An influx of regulation in recent months has also altered demand for certain expertise and may present new opportunities, argues Michael Page’s Jonathan Firth.
“Derivatives remain relatively buoyant, but with the decreased appetite for risk and debt plus a sharp increase in the level of regulation including the Dodd-Frank Wall Street Reform and Consumer Protection Act, the European Market Infrastructure Regulation and the revised Markets in Financial Instruments directive, demand for specific skill sets is likely to shift,” Firth explains.
Although things are looking up in terms of recruiting levels there is a discrepancy between supply and demand, notes Paul Turner, a director at Garfield Robbins.
“Unlike with some other practice areas we are finding that candidate scarcity is prominent,” he says. “It’s quite difficult to find good candidates interested in looking at a job move. That said, those we do find are in demand, and firms are keen to interview them.”
The in-house market had a particularly difficult time last year, says Ogetay Akman, a manager for in-house legal financial services recruitment at Robert Walters.
“The situation was difficult in 2012 in terms of recruitment in both the sell-side and buy-side markets, with hires only being approved if they were seen as business-critical and in part sponsored financially by the business, with most banks implementing a replacement-only policy,” Akman comments.

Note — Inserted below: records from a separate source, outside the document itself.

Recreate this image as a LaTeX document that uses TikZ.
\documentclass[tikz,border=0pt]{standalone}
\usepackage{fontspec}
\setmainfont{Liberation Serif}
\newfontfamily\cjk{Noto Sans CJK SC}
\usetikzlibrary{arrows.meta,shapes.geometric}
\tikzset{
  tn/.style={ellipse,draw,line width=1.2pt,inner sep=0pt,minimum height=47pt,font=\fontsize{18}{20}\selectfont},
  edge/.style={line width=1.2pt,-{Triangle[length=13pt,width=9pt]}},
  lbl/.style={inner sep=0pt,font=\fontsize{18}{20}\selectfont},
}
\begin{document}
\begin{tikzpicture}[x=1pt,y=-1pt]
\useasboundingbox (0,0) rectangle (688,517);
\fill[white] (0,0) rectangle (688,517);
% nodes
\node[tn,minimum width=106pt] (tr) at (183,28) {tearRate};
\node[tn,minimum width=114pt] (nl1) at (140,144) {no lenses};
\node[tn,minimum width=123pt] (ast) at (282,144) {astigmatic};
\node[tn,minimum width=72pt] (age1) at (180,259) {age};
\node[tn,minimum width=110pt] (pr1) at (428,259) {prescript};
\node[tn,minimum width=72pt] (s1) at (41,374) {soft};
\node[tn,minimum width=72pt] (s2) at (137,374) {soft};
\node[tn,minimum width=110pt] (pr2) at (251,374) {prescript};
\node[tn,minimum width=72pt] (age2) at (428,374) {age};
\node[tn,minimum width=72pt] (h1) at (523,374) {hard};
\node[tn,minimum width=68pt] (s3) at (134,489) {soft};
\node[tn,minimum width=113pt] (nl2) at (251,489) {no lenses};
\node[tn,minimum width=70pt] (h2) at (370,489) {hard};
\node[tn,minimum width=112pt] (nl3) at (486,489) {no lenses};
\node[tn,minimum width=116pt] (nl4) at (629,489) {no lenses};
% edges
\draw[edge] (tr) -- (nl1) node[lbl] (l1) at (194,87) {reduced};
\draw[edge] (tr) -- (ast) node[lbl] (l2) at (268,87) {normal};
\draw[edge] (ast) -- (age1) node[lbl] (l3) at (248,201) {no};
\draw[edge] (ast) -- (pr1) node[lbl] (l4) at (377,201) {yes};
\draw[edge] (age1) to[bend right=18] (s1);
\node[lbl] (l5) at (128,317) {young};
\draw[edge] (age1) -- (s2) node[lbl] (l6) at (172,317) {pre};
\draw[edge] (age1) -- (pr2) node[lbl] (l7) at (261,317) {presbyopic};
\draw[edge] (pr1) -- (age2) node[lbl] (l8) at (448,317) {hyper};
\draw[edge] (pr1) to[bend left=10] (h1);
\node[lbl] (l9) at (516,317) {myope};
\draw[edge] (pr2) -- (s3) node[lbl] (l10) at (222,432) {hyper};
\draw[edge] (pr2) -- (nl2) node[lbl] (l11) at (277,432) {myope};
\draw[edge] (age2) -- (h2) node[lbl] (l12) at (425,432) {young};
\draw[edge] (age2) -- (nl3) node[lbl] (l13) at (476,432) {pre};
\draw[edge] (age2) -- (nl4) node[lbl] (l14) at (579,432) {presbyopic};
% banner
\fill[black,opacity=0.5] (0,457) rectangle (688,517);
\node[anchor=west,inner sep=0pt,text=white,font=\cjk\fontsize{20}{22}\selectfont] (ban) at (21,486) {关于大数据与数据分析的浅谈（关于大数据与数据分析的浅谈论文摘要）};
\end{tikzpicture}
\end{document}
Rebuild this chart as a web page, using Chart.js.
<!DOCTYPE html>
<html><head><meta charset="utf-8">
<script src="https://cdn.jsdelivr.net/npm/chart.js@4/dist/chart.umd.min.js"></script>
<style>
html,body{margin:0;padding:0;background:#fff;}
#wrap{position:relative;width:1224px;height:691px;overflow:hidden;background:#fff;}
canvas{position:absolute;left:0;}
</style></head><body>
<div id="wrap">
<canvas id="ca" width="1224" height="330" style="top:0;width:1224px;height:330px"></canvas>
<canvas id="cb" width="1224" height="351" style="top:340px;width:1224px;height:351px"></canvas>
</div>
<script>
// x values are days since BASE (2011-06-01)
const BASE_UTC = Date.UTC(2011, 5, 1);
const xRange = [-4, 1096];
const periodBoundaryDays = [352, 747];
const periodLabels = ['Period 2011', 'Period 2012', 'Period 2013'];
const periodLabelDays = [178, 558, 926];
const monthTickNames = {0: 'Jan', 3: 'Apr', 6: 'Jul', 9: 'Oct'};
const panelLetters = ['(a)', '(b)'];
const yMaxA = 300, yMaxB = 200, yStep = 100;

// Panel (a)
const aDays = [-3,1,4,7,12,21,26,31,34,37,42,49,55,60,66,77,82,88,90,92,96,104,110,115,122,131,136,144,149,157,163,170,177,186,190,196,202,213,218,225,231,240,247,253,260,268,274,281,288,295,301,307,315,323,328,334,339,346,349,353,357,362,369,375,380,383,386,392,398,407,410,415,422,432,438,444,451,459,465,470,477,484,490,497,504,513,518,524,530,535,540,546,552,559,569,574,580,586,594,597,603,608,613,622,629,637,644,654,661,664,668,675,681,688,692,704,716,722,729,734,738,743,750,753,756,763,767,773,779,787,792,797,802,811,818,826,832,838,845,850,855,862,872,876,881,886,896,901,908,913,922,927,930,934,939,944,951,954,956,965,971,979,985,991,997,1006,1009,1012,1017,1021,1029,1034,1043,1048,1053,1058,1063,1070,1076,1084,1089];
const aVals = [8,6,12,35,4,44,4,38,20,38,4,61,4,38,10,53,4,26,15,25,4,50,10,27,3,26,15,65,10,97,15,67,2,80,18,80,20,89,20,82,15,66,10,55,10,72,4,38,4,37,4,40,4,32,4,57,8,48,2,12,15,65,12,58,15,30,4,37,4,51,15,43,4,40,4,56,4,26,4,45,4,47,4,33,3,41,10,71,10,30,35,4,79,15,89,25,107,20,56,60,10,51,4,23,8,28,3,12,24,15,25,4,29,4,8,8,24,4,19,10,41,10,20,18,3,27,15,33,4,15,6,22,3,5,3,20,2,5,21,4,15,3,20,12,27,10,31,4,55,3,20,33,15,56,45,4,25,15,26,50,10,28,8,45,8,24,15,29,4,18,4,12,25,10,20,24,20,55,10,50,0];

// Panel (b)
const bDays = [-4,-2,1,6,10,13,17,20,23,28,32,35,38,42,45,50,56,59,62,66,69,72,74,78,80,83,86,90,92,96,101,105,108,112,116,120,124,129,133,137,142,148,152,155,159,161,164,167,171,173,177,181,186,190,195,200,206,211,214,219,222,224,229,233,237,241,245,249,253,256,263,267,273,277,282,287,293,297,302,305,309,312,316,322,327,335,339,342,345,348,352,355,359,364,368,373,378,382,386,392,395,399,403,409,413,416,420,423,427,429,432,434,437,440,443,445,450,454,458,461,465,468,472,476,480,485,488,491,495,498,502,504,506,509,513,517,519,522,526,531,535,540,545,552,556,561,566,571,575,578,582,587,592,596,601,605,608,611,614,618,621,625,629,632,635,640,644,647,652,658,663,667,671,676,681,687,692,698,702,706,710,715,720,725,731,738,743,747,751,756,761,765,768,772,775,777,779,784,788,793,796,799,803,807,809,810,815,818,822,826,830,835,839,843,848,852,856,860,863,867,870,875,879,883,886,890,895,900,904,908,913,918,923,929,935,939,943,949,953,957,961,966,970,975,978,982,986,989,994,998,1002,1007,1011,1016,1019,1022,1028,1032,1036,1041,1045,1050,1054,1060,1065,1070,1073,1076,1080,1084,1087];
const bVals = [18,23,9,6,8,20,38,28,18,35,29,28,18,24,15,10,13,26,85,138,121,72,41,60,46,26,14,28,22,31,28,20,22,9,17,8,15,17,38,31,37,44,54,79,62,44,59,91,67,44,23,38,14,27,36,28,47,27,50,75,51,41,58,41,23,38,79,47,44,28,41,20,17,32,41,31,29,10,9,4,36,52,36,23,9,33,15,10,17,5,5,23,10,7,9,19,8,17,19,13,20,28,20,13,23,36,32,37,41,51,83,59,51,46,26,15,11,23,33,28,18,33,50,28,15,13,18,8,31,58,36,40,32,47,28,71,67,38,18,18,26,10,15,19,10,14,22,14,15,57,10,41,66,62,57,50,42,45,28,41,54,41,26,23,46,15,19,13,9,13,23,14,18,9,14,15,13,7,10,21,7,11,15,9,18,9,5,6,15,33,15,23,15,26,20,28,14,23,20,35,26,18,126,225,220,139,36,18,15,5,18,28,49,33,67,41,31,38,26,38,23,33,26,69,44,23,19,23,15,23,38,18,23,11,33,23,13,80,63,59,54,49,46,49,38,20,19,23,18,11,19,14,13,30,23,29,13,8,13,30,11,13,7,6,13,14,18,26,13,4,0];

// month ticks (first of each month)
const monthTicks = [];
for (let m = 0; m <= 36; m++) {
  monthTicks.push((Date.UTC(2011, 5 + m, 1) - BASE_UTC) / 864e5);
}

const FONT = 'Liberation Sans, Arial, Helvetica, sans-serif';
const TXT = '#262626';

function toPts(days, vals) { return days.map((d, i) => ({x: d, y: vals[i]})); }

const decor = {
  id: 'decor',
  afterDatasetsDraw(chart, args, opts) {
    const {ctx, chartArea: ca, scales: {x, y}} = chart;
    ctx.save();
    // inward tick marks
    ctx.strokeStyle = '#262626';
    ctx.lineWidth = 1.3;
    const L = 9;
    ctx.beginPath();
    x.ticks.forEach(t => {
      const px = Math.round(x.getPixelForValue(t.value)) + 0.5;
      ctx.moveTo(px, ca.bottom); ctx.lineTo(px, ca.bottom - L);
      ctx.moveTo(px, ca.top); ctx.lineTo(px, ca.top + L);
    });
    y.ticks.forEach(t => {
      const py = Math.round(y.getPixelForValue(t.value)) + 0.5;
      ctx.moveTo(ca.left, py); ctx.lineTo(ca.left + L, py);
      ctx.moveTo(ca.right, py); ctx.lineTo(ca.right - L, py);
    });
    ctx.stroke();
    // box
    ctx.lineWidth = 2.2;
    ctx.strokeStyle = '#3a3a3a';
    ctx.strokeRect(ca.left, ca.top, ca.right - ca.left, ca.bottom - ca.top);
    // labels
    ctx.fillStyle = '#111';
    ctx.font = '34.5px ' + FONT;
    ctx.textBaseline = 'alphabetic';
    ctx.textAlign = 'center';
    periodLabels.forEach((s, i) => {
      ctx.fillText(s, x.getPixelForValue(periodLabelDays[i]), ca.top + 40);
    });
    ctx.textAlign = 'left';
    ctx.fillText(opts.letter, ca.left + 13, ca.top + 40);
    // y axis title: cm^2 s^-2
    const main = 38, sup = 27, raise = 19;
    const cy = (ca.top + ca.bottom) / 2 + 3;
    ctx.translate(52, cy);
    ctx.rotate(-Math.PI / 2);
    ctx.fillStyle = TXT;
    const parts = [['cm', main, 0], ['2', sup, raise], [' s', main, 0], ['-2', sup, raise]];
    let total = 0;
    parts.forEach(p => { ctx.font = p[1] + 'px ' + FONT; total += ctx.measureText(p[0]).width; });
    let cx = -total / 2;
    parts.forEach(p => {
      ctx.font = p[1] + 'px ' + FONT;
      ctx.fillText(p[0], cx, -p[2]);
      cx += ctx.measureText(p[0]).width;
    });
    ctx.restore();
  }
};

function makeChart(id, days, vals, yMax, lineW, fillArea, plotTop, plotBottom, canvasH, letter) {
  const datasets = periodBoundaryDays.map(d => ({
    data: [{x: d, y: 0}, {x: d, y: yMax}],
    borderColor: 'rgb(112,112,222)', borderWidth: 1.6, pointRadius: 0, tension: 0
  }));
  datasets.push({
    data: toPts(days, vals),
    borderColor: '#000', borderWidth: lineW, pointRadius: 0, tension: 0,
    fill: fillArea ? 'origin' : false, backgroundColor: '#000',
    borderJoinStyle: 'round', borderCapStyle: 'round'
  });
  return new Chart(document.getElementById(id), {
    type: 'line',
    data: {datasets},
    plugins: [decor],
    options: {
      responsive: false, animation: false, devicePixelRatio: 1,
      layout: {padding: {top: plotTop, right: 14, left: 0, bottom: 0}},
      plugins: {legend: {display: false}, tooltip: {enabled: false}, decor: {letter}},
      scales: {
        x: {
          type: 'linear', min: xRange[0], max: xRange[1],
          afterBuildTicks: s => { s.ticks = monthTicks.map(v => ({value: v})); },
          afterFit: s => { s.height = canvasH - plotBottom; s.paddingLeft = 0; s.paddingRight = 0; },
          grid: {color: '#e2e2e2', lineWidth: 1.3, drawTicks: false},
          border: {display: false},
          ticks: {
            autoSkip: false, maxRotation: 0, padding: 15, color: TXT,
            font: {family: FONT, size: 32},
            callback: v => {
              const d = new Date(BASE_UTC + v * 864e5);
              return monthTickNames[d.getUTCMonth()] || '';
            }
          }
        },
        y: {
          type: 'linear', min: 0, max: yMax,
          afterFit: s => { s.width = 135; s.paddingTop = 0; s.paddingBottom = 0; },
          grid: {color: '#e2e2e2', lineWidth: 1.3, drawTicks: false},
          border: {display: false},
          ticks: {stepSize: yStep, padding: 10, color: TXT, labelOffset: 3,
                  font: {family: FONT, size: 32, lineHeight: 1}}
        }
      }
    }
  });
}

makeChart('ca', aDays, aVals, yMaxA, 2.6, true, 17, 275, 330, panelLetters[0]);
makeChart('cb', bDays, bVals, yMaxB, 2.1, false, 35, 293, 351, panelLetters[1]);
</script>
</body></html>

“Some banks are continuing to recruit on an interim or fixed-term contract basis as they struggle to obtain permanent headcount approval,” highlights Oliver Popham, a senior consultant at Laurence Simons.
As a result, Popham stresses that the in-house market remains a highly competitive playing field.
“There continues to be a big pool of highly skilled banking and finance layers seeking to make the move from private practice to in-house positions,” he says. “This means the banks, when recruiting, are in a strong position, but it remains a highly competitive process for candidates without in-house experience.”
“Recruitment in the buy-side part of the market remains most resilient,” adds Akman. “In-house legal teams in this sector are still at a relatively embryonic phase of their life cycle.
“As a result, many firms are looking to grow their teams with an additional junior- to mid-level lawyer.”